A IGNORÂNCIA - MILAN KUNDERA
que a mensagem encontre o seu destinatário...

Suzana Toscano disse...

Margarida, a amizade consegue sempre surpreender-nos, arranja mil e uma maneiras de se manifestar, só que muitas vezes esquecemo-nos desses pequenos gestos tão significativos e que fazem tão bem, como uma dedicatória num livro. Ou esperar que o pisco descanse um pouco...
Chevalier de Pas, fiquei muito curiosa desse livro, que belo excerto aqui trouxe!

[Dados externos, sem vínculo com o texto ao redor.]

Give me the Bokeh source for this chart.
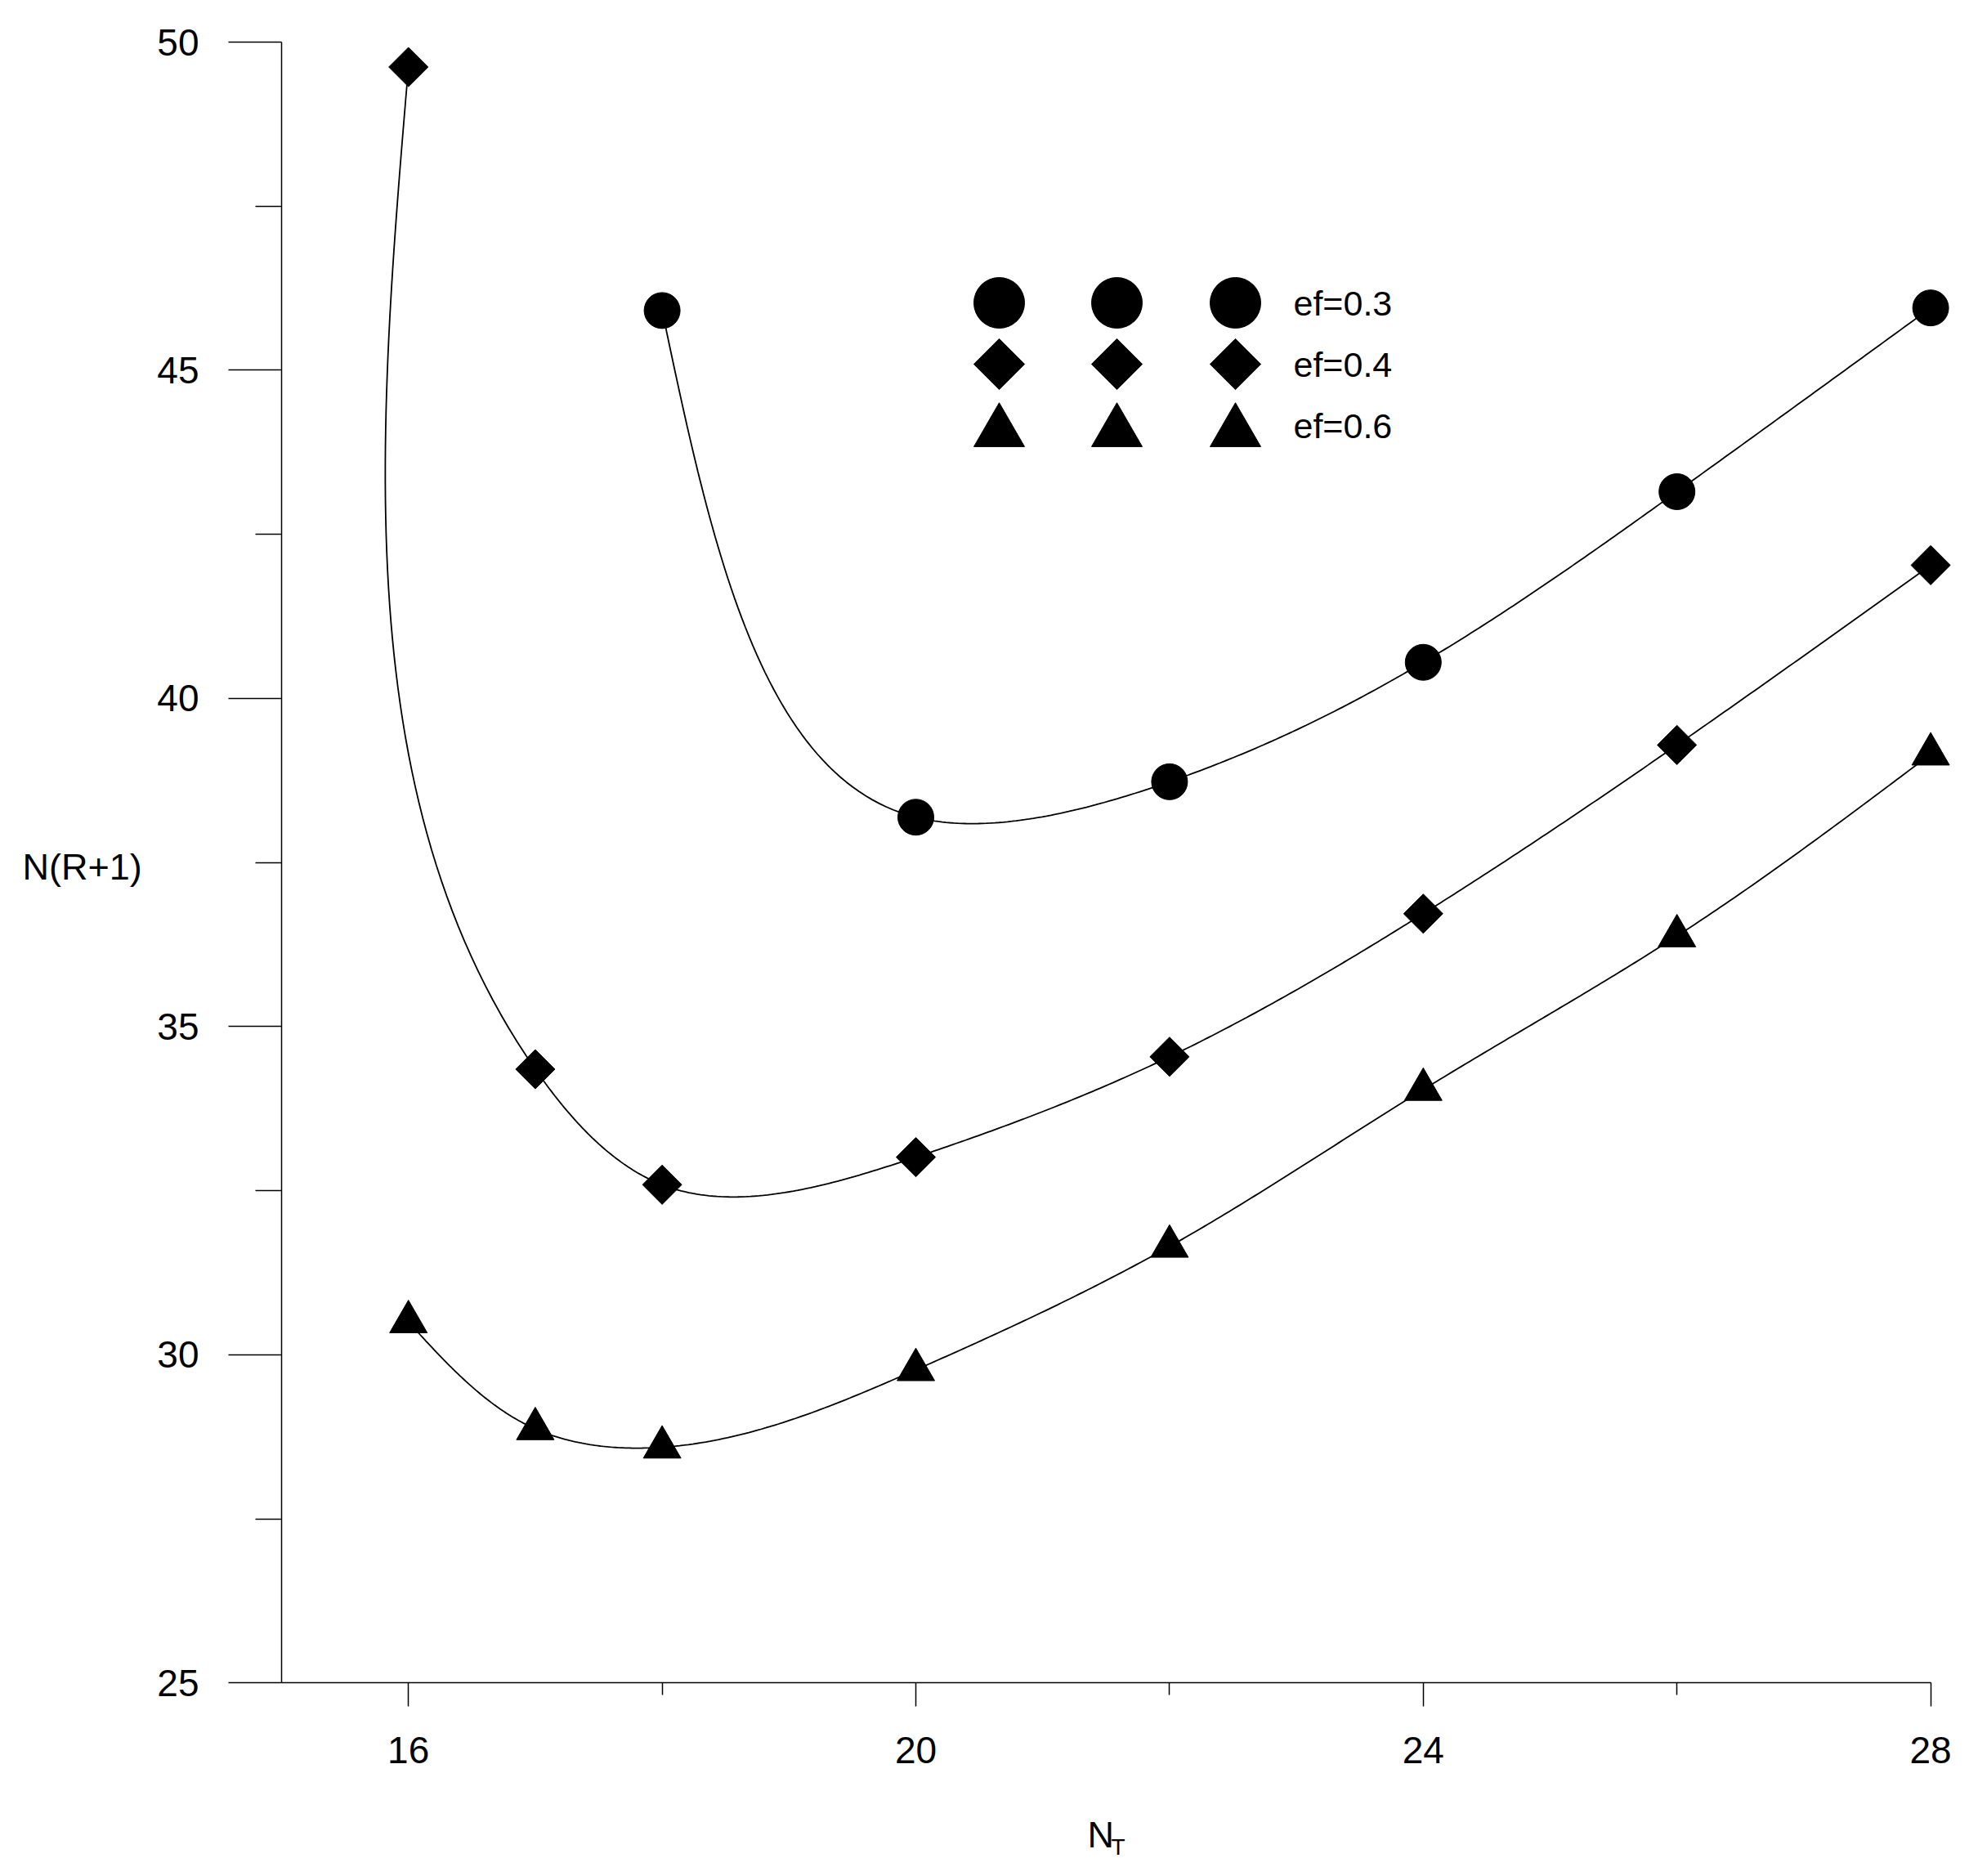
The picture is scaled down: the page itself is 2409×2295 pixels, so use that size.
import numpy as np
from bokeh.plotting import figure
from bokeh.models import FixedTicker, Range1d, Label
from bokeh.embed import file_html
from bokeh.resources import INLINE
from bokeh.core.properties import value

# ---------------- data ----------------
nt_03 = [18, 20, 22, 24, 26, 28]
val_03 = [45.91, 38.19, 38.73, 40.55, 43.15, 45.95]
nt_04 = [16, 17, 18, 20, 22, 24, 26, 28]
val_04 = [49.62, 34.35, 32.59, 33.01, 34.54, 36.72, 39.29, 42.03]
nt_06 = [16, 17, 18, 20, 22, 24, 26, 28]
val_06 = [30.50, 28.87, 28.59, 29.77, 31.65, 34.04, 36.38, 39.15]
series_labels = ["ef=0.3", "ef=0.4", "ef=0.6"]
x_major_ticks = [16, 20, 24, 28]
x_minor_ticks = [18, 22, 26]
y_major_ticks = [25, 30, 35, 40, 45, 50]
y_minor_ticks = [27.5, 32.5, 37.5, 42.5, 47.5]
x_title = "N"
x_title_sub = "T"
y_title = "N(R+1)"

# ---------------- layout (canvas pixels) ----------------
W, H = 2393, 2290
SX, SY = 155.2, 80.29            # px per data unit
AX_X, AX_Y = 15.0, 25.0          # where the axes cross
AX_PX, TOP_PX = 344, 51          # pixel of x=15 and of y=50
X0 = AX_X - AX_PX / SX
X1 = X0 + W / SX
Y1 = 50 + TOP_PX / SY
Y0 = Y1 - H / SY
FONT = "Liberation Sans"
ALPHA = 0.96                      # spline parameterisation exponent

def px_x(px):
    return X0 + px / SX

def py_y(py):
    return Y1 - py / SY

def natural_spline(t, v):
    n = len(t)
    h = np.diff(t)
    A = np.zeros((n, n))
    b = np.zeros(n)
    A[0, 0] = 1.0
    A[-1, -1] = 1.0
    for i in range(1, n - 1):
        A[i, i - 1] = h[i - 1]
        A[i, i] = 2 * (h[i - 1] + h[i])
        A[i, i + 1] = h[i]
        b[i] = 6 * ((v[i + 1] - v[i]) / h[i] - (v[i] - v[i - 1]) / h[i - 1])
    M = np.linalg.solve(A, b)
    out = []
    for i in range(n - 1):
        s = np.linspace(t[i], t[i + 1], 60, endpoint=(i == n - 2))
        a = (t[i + 1] - s) / h[i]
        bb = (s - t[i]) / h[i]
        out.append(a * v[i] + bb * v[i + 1] + ((a**3 - a) * M[i] + (bb**3 - bb) * M[i + 1]) * h[i]**2 / 6)
    return np.concatenate(out)

def smooth(xs, ys):
    px = np.asarray(xs, float) * SX
    py = np.asarray(ys, float) * SY
    d = np.hypot(np.diff(px), np.diff(py)) ** ALPHA
    t = np.concatenate([[0], np.cumsum(d)])
    return natural_spline(t, px) / SX, natural_spline(t, py) / SY

p = figure(width=W, height=H, x_range=Range1d(X0, X1), y_range=Range1d(Y0, Y1),
           output_backend="svg", toolbar_location=None, title=None,
           min_border_left=0, min_border_right=0, min_border_top=0, min_border_bottom=0)
p.outline_line_color = None
p.xgrid.visible = False
p.ygrid.visible = False
p.background_fill_color = "white"
p.border_fill_color = "white"

for ax, maj, mnr, tout, mout, loc, bnd, sto in [
        (p.xaxis, x_major_ticks, x_minor_ticks, 29, 15, AX_Y, (AX_X, 28), 37),
        (p.yaxis, y_major_ticks, y_minor_ticks, 65, 32, AX_X, (25, 50), 36)]:
    ax.fixed_location = loc
    ax.bounds = bnd
    ax.ticker = FixedTicker(ticks=maj, minor_ticks=mnr)
    ax.major_tick_in = 0
    ax.minor_tick_in = 0
    ax.major_tick_out = tout
    ax.minor_tick_out = mout
    ax.axis_line_color = "black"
    ax.major_tick_line_color = "black"
    ax.minor_tick_line_color = "black"
    ax.axis_line_width = 1.5
    ax.major_tick_line_width = 1.5
    ax.minor_tick_line_width = 1.5
    ax.major_label_text_font = FONT
    ax.major_label_text_font_size = "46px"
    ax.major_label_text_color = "black"
    ax.major_label_standoff = sto

series = [(nt_03, val_03, "circle", 44, 0.0),
          (nt_04, val_04, "square", 34, np.pi / 4),
          (nt_06, val_06, "triangle", 46, 0.0)]

for xs, ys, mk, sz, ang in series:
    cx, cy = smooth(xs, ys)
    p.line(cx, cy, line_color="black", line_width=1.8)
for xs, ys, mk, sz, ang in series:
    p.scatter(xs, ys, marker=mk, size=sz, angle=ang, fill_color="black", line_color="black")

# ---------------- legend (three symbols per row, then label) ----------------
leg_cols_px = [1222, 1366, 1511]
leg_rows_px = [370, 445, 528]
leg_text_px = 1582
leg_base_px = [370, 445, 520]
leg_sizes = [62, 44, 62]
for (xs, ys, mk, sz, ang), rpx, bpx, lab, lsz in zip(series, leg_rows_px, leg_base_px, series_labels, leg_sizes):
    p.scatter([px_x(c) for c in leg_cols_px], [py_y(rpx)] * 3, marker=mk, size=lsz,
              angle=ang, fill_color="black", line_color="black")
    p.text(x=[px_x(leg_text_px)], y=[py_y(bpx)], text=[lab], text_font=value(FONT),
           text_font_size="43px", text_color="black", text_baseline="alphabetic", text_align="left")

# ---------------- axis titles ----------------
def title(txt, lx, by, size):
    p.add_layout(Label(x=px_x(lx), y=py_y(by), text=txt, text_font=FONT,
                       text_font_size=size, text_color="black", text_align="left",
                       text_baseline="alphabetic"))

title(y_title, 27, 1060, "45px")
title(x_title, 1330, 2244, "45px")
title(x_title_sub, 1359, 2259, "28px")

open("out.html", "w").write(file_html(p, INLINE))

Margarida Corrêa de Aguiar disse...

Caro CHEVALIER DE PAS
Excelente reflexão e "lição" que aqui nos trouxe.
É apaixonante o conhecimento do "berço" das palavras, dos seus usos, da sua evolução ao longo dos tempos e do seu significado.
É, a nostalgia é um estado de alma que pode conduzir ao sofrimento, pela saudade, pela ausência, pelo desconhecimento ou por um conhecimento que já vai longe, desfeito ou perdido no tempo...

Margarida Corrêa de Aguiar disse...

Cara Suzana
Cada vez sinto mais que as pequenas coisas são as maiores. Porque será?